Some other assorted notes:

Looking at the list of episodes, I don't see a pattern in the writers of the episodes I liked best, but I do see that Chris Chibnall wrote several of the ones I liked least, and in particular wrote all of the ones in which I thought the characters behaved most erratically and least consistently. And since he's writing several season-two episodes, I have even less interest in coming back to the show than I already did.

I spent most of the season being disappointed in Jack. I keep thinking that they want us to be fooled into thinking that he's amoral and willing to do all sorts of horrible stuff but that then they'll reveal that there's really a heart of gold under all that; but I'm beginning to wonder if maybe there isn't a heart of gold, maybe he's just perfectly willing to do whatever's most expedient. Ordering Ianto to kill his girlfriend--why was that necessary? And why did he need to transport the alien in "Greeks Bearing Gifts" into the sun? Wouldn't it have sufficed to send her home? And then there was the torture in "Countrycide," and so on.

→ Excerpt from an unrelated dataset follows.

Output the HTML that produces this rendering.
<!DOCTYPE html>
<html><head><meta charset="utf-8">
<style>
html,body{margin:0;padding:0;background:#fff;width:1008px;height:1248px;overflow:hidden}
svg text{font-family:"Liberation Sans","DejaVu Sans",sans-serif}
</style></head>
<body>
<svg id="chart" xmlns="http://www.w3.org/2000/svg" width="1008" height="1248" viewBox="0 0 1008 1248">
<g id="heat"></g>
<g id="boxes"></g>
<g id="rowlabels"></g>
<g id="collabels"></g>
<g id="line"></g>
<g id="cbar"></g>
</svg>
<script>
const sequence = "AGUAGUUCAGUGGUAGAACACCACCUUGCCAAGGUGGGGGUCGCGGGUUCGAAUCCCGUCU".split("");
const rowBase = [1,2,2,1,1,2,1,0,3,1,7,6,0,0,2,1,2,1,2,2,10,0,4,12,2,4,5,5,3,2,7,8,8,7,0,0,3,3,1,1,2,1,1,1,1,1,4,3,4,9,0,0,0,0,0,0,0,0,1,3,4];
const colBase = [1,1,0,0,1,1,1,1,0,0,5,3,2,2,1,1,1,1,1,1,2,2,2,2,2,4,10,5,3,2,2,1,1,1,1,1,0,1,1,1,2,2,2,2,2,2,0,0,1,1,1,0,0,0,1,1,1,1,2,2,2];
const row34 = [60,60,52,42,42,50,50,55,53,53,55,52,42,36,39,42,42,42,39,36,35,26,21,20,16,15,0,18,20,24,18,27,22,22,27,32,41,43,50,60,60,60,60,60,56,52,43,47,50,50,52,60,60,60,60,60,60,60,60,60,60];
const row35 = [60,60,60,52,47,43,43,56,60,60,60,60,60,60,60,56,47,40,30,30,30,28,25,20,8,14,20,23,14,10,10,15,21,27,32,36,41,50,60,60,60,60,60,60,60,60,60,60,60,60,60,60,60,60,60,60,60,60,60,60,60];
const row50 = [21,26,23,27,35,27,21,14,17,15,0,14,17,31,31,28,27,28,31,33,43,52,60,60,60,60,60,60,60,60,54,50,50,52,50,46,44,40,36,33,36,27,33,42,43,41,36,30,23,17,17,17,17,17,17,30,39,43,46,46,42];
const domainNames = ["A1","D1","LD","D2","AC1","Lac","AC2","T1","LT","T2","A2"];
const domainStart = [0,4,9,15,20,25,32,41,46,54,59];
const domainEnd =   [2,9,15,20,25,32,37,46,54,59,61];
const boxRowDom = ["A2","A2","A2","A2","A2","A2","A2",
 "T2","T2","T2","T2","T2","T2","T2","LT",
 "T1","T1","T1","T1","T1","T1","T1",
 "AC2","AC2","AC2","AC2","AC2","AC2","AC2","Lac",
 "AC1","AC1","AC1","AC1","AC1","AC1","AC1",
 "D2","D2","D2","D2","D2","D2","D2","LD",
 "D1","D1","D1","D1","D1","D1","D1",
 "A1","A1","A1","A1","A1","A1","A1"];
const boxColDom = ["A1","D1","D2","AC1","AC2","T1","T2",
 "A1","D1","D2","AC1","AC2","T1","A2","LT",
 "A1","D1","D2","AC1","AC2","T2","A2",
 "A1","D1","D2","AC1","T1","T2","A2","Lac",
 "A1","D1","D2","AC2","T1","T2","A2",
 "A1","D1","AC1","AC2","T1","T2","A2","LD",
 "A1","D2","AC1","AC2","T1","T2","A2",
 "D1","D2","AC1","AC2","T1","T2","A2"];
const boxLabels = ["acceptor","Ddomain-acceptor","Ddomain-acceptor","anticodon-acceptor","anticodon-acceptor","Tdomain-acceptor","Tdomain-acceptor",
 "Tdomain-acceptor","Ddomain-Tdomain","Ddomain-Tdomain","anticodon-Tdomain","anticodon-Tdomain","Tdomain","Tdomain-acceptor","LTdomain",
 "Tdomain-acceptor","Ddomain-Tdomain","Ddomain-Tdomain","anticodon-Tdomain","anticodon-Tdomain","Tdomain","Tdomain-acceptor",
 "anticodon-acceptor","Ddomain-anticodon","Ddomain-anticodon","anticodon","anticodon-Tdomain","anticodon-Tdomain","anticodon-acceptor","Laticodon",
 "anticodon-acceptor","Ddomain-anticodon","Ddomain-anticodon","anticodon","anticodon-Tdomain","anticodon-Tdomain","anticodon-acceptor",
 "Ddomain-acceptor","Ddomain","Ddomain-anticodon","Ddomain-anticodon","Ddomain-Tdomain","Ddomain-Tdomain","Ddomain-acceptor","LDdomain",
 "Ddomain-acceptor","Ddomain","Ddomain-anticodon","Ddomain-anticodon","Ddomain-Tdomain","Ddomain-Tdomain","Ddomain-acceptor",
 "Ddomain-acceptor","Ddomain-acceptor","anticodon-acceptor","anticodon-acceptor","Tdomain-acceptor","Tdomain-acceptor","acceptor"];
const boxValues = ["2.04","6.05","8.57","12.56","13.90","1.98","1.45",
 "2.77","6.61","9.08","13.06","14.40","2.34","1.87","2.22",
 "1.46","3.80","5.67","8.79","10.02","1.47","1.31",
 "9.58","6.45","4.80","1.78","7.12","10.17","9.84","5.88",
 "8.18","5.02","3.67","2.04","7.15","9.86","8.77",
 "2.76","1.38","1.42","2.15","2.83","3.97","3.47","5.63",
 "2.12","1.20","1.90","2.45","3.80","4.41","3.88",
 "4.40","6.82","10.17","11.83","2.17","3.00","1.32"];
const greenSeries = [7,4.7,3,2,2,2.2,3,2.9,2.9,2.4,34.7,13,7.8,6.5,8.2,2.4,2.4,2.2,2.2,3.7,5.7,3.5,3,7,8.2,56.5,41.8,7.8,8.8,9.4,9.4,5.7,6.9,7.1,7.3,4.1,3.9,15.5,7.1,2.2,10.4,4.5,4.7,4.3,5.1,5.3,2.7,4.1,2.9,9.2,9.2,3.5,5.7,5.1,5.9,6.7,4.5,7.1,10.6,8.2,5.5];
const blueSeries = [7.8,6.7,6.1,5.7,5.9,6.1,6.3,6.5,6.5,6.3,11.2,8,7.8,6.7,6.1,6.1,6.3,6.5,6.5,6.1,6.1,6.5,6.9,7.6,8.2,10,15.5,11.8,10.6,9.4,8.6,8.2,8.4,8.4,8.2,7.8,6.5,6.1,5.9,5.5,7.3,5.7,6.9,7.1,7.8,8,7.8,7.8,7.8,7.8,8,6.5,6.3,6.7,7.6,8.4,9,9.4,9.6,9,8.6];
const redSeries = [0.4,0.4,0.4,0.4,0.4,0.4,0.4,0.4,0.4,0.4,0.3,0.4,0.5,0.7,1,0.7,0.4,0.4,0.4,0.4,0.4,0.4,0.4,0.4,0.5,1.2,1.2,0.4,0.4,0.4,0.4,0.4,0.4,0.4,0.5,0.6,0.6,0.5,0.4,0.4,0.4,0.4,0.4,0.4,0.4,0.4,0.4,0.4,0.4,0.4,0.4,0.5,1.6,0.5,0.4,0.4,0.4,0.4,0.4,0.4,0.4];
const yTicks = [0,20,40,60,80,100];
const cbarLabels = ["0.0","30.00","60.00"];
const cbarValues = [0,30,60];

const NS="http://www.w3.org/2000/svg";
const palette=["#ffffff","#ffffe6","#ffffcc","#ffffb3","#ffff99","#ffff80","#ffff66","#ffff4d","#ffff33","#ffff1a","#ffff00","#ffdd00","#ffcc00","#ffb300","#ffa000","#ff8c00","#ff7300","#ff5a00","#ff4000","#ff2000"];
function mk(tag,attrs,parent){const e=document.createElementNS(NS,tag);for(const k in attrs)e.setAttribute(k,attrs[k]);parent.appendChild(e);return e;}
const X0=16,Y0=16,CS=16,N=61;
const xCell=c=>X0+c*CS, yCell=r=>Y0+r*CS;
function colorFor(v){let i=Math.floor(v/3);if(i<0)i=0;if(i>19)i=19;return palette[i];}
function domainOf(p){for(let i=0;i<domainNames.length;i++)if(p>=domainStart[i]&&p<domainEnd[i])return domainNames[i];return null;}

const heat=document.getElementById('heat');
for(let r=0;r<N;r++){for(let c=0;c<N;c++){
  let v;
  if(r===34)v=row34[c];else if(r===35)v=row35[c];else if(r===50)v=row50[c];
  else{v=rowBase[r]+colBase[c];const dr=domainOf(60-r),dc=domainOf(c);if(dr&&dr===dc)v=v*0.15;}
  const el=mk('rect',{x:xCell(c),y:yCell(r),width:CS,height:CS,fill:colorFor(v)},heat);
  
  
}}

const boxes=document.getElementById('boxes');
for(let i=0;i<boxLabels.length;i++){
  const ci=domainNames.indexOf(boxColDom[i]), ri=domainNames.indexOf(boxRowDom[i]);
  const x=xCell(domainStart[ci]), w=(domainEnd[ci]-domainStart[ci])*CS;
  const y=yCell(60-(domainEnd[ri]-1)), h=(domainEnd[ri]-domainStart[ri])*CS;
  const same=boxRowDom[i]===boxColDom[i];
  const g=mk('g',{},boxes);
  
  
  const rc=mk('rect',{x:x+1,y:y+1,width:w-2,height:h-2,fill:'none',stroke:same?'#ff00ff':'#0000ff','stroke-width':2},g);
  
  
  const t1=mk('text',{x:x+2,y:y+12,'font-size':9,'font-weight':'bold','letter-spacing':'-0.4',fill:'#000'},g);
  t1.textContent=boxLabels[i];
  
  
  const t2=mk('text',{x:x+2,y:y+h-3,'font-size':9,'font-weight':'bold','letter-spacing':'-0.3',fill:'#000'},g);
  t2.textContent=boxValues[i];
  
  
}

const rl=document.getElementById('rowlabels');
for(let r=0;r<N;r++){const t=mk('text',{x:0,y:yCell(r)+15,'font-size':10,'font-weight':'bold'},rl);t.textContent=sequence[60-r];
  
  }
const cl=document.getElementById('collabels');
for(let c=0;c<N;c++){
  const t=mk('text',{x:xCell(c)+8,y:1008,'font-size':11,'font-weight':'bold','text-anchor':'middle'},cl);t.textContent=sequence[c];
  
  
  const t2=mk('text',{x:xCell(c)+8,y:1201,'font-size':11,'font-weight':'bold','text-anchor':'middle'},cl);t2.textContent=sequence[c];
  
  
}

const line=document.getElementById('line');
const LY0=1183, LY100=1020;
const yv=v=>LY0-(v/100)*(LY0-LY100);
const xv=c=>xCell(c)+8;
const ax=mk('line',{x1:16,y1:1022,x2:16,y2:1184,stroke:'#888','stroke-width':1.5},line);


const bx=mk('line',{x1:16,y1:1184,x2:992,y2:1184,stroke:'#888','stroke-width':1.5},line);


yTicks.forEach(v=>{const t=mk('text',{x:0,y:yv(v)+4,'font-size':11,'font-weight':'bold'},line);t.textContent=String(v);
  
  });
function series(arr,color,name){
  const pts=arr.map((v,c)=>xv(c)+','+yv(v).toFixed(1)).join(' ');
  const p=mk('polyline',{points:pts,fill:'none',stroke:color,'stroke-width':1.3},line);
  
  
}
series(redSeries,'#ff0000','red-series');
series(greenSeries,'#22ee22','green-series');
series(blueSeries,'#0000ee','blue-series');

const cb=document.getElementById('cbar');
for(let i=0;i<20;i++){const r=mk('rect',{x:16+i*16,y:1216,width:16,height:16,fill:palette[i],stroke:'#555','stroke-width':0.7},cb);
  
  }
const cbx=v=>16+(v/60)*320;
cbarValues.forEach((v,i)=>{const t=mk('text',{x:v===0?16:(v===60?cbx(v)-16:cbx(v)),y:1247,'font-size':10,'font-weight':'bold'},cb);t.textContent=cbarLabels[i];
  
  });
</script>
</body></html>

Also, I'm sorry to say this (because my crush on him is still deep and abiding, and he still looks totally hot standing on rooftops wearing that coat, and he was superb in the Dr. Who episode "Utopia" and pretty much all his other Who appearances), but Captain Jack is a terrible leader. Someone should give him some management training. His approach to management seems to consist of (a) barking unpleasant orders at people, (b) trying and failing to reassure people with cheap platitudes; (c) snapping at anyone who dares to question any of his orders, no matter how crazy the orders sound; (d) demanding total loyalty and trust without giving anything in return; (e) refusing to answer questions, especially about himself; and (f) occasionally admitting that he has no idea what to do next. Oh, and (g) coming back from the dead (but not letting most of his team know that he's capable of doing that). I would happily sleep with the man, but I sure wouldn't want to report to him. I can almost see all this being intentional--the character has always been kind of a lone wolf--but if so, why have they built the series around him being a leader, and why don't we see him having to deal with consequences of his multitude of leadership failures?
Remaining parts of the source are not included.